最近、二人の人から別の話を聞いた。ひとりは「エンジニアとして続けていきたいけどマネージャなんてやりたくない」。もうひとりは「エンジニアとしてやっていけているけど、マネージャに進みたい」。こういうときに思うのは、「プログラムを書けるとか手を動かせるなら、動かせる限り続けたほうがいい」ってこと。
マネージャは誰でもできるわけではない
最近、僕の周りではマネージャ論が盛んで、「マネージャとは?」とかが話題になることが多い。でも、いつも思うのは、「マネージャとは」で語りだす人はハズレだってこと。なぜなら、僕はマネージャには恵まれたと思っているけど、「すごいな」って人たちは「マネージャとは」なんて語ったりしなかったから。
話を戻す。
なぜ「プログラムを書けるとか手を動かせるなら、動かせる限り続けたほうがいい」と思ったのはというと、「そのほうが将来食べていけるから」だ。
もちろん集団で働く限り、マネージャは必要だと思う。必要というより「そのほうが間違いなく効率が良い」し、僕を含む大抵の人間は凡人だから、人数が増えると「成長と育成を相談できる人」が必要になってくる。
ただ、個人的には世の中の80%以上のマネージャは、六本木界隈風に言うとすれば「クソだ」と思う(ただし、ソフトウェア開発をしている会社に限る)。
なぜなら、ある程度の集団で少しスキル的に飛び抜けた人がリーダーになり、そこからマネージャとなり・・・という流れがひどいマネージャを作ってしまうのだと思っているからだ。多分、こういうのは普通の会社だったらいいけど、エンジニアが大半を占めるWebの会社(最近だとモバイルの会社かも)だとマッチしない。

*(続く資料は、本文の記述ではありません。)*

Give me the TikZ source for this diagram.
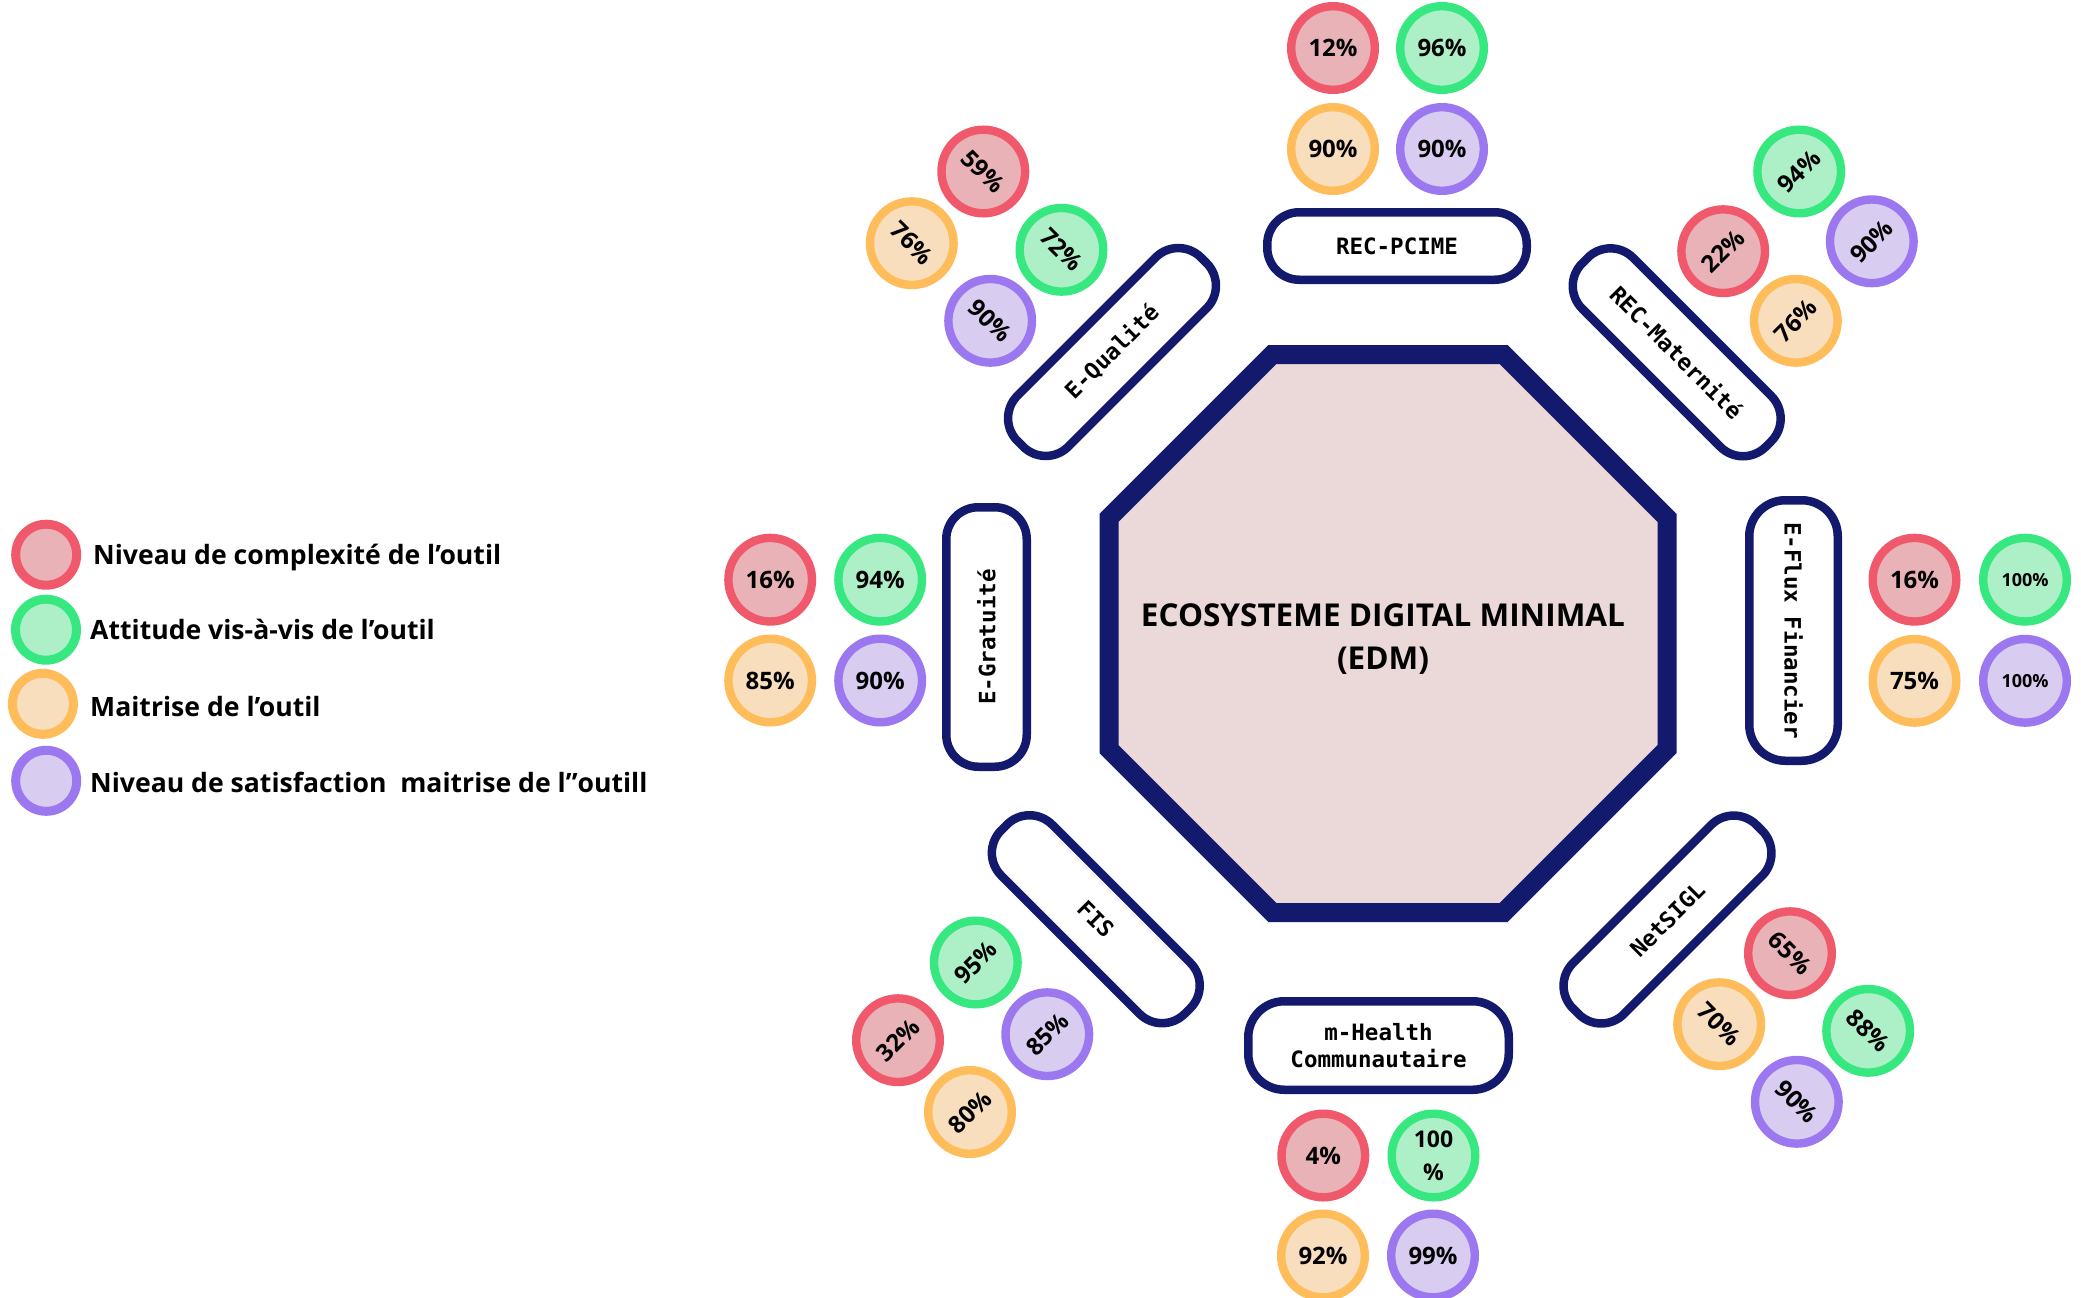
\documentclass[tikz,border=0pt]{standalone}
\usepackage{fontspec}
\setmainfont{Open Sans}
\newfontfamily\pillfont{DejaVu Sans Mono}
\usetikzlibrary{shapes.geometric}
\definecolor{navy}{RGB}{19,25,108}
\definecolor{redring}{RGB}{240,88,108}
\definecolor{redfill}{RGB}{232,178,182}
\definecolor{greenring}{RGB}{55,232,128}
\definecolor{greenfill}{RGB}{173,240,200}
\definecolor{orering}{RGB}{255,188,90}
\definecolor{orefill}{RGB}{248,222,188}
\definecolor{purring}{RGB}{156,120,240}
\definecolor{purfill}{RGB}{216,204,240}
\definecolor{octfill}{RGB}{235,216,216}
\tikzset{
  pill/.style={draw=navy, line width=8.5pt, rounded corners=32pt, fill=white,
    inner sep=0pt, minimum width=259.5pt, minimum height=72pt, align=center,
    font=\pillfont\bfseries\fontsize{22.5}{27}\selectfont},
  dot/.style={circle, line width=8.4pt, minimum size=83.6pt, inner sep=0pt,
    align=center, font=\bfseries\fontsize{24}{34}\selectfont},
  rdot/.style={dot, draw=redring, fill=redfill},
  gdot/.style={dot, draw=greenring, fill=greenfill},
  odot/.style={dot, draw=orering, fill=orefill},
  pdot/.style={dot, draw=purring, fill=purfill},
  small/.style={font=\bfseries\fontsize{18}{22}\selectfont},
  ldot/.style={circle, line width=9pt, minimum size=61pt, inner sep=0pt},
  ltext/.style={anchor=base west, inner sep=0pt, font=\bfseries\fontsize{26.6}{32}\selectfont},
}
\begin{document}
\begin{tikzpicture}[x=1pt,y=-1pt]
\useasboundingbox (0,0) rectangle (2081,1298);
% central octagon
\draw[draw=navy, fill=octfill, line width=19pt, line join=miter]
  (1667,517.9) -- (1503.6,354.5) -- (1272.4,354.5) -- (1109,517.9) --
  (1109,749.1) -- (1272.4,912.5) -- (1503.6,912.5) -- (1667,749.1) -- cycle;
\node[font=\bfseries\fontsize{31.5}{43}\selectfont, align=center] (edm) at (1383,639)
  {ECOSYSTEME DIGITAL MINIMAL\\(EDM)};
% pills
\node[pill, minimum height=67.5pt] (pcime) at (1397,246) {REC-PCIME};
\node[pill, minimum width=260.5pt, minimum height=88.5pt, rounded corners=36pt] (mhealth) at (1378.5,1045.5) {m-Health\\Communautaire};
\node[pill, minimum height=80.5pt, rotate=90] (gratuite) at (986.5,637) {E-Gratuité};
\node[pill, minimum width=260.5pt, minimum height=88.5pt, rounded corners=36pt, rotate=-90] (flux) at (1793.5,630.5) {E-Flux Financier};
\node[pill, rotate=45] (qualite) at (1112,352) {E-Qualité};
\node[pill, rotate=-45] (mat) at (1676.7,352.3) {REC-Maternité};
\node[pill, rotate=45] (netsigl) at (1667.5,919.5) {NetSIGL};
\node[pill, rotate=-45] (fis) at (1095.8,919.2) {FIS};
% E-Qualite group
\node[rdot, rotate=-45] (q1) at (983.3,171.5) {59\%};
\node[odot, rotate=-45] (q2) at (911.8,243.2) {76\%};
\node[gdot, rotate=-45] (q3) at (1061.5,249.8) {72\%};
\node[pdot, rotate=-45] (q4) at (990.2,320.8) {90\%};
% REC-PCIME group
\node[rdot] (p1) at (1333,48) {12\%};
\node[gdot] (p2) at (1442,48) {96\%};
\node[odot] (p3) at (1333,149) {90\%};
\node[pdot] (p4) at (1442,149) {90\%};
% REC-Maternite group
\node[gdot, rotate=45] (m1) at (1799.2,171.5) {94\%};
\node[rdot, rotate=45] (m2) at (1723.2,251.2) {22\%};
\node[pdot, rotate=45] (m3) at (1871.8,241.3) {90\%};
\node[odot, rotate=45] (m4) at (1795.8,320.8) {76\%};
% E-Flux group
\node[rdot] (f1) at (1914.5,579.7) {16\%};
\node[gdot, small] (f2) at (2025,579.7) {100\%};
\node[odot] (f3) at (1914.5,680.8) {75\%};
\node[pdot, small] (f4) at (2025,680.8) {100\%};
% NetSIGL group
\node[rdot, rotate=-45] (n1) at (1790,953.2) {65\%};
\node[odot, rotate=-45] (n2) at (1719.2,1024.2) {70\%};
\node[gdot, rotate=-45] (n3) at (1868.2,1030.8) {88\%};
\node[pdot, rotate=-45] (n4) at (1796.8,1101.8) {90\%};
% m-Health group
\node[rdot] (h1) at (1323.3,1155.5) {4\%};
\node[gdot, font=\bfseries\fontsize{23}{33}\selectfont] (h2) at (1433.5,1155.5) {100\\\%};
\node[odot] (h3) at (1323,1255.5) {92\%};
\node[pdot] (h4) at (1433,1255.5) {99\%};
% FIS group
\node[gdot, rotate=45] (s1) at (975.8,962.5) {95\%};
\node[rdot, rotate=45] (s2) at (898,1040.2) {32\%};
\node[pdot, rotate=45] (s3) at (1047.3,1034.2) {85\%};
\node[odot, rotate=45] (s4) at (970,1112) {80\%};
% E-Gratuite group
\node[rdot] (g1) at (770.2,579.7) {16\%};
\node[gdot] (g2) at (880.2,579.7) {94\%};
\node[odot] (g3) at (770.2,680.5) {85\%};
\node[pdot] (g4) at (880.2,680.5) {90\%};
% legend
\node[ldot, draw=redring, fill=redfill] (l1) at (46.2,554.7) {};
\node[ldot, draw=greenring, fill=greenfill] (l2) at (46,629.7) {};
\node[ldot, draw=orering, fill=orefill] (l3) at (42.9,703.8) {};
\node[ldot, draw=purring, fill=purfill] (l4) at (46.2,780.8) {};
\node[ltext] (t1) at (93,564.3) {Niveau de complexité de l’outil};
\node[ltext] (t2) at (90,639.3) {Attitude vis-à-vis de l’outil};
\node[ltext] (t3) at (90,716.7) {Maitrise de l’outil};
\node[ltext] (t4) at (90,792.7) {Niveau de satisfaction~~maitrise de l”outill};
\end{tikzpicture}
\end{document}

なぜなら、エンジニアを極めていった先に、マネージャがあるのはおかしいからだ。そこにはスーパーエンジニア的な何かがあってしかるべきだろう。
「ちょっとできちゃったエンジニア」が専門でもないマネジメントを求められるから、「世の中の80%以上のマネージャはクソ(ただし、ソフトウェア開発をしている会社に限る)」にたどりつくのではないかと仮説を立てている。
ではどうすればいいか? 「真のプロフェッショナルなマネージャ」を雇えばいいのだ。
最近、仲のいいマネージャ同期とも話したのだが、たとえば、超優秀なデータサイエンティストのひとりに、勤怠入力ミスを指摘させたり、有給の承認をさせたいか? (あくまで例え。それぞれは大切な仕事でもある)
否! 僕は断じてこれを無駄だと思っている。
だって、それだけ優秀ならデータ分析をさせたほうが、間違いなく会社のためになる。デザイナーであればデザインを考えてもらうほうが絶対いい。
だから、プロのマネージャを雇うのだ。プロのマネージャは、時間調整がとてもうまく、進捗管理やプロマネもできて、人材の育成と教育もカバーできる。エースと呼ばれる人材だけでなく、手を動すべき人が仕事に集中できる環境を作り出せる人だ。すばらしい!
エンジニアからマネージャへのキャリアパスは旧世代の遺産だ。そして、別分野へのキャリアチェンジでもあるので、それを30歳超えたエンジニアとかに、これらを学ばせる時間があるのであれば、新卒から育成したほうがぜったい効率がいいだろう。
手を動かせる人が将来食べていける
僕は最近転職して、あらためてコードを書くようになった。それはそれで楽しいのだけれど、やっぱりずっと続けてきた人には勝てない。勝つためには時間がたくさん必要だろう。
それに、ソフトウェアでもハードウェアでも「創る」という行為は、どれだけ技術が進化してもならないだろう。だから、そこに直接関われる人。コードを書ける人、デザインを作れる人、サービスを考えられる人・・・とかは、自分で成長を続けていくかぎり強い職種だ。
だから「そのほうが将来食べていける」のだと思う。
まぁ、残念ながら、日本でもアメリカでも高収入はプロジェクトマネージャだし、プログラマで稼げる人はごく一部だろう。だから、求められるマネージャへと進むのもわかる。僕もマネージャになってしまった。
だからこそ、「どうやったらマネージャとして生き残れるのか」をもっと考えないといけないと感じている。多分、なってしまったら時間はかかるけどプロになるしか生きる道はない。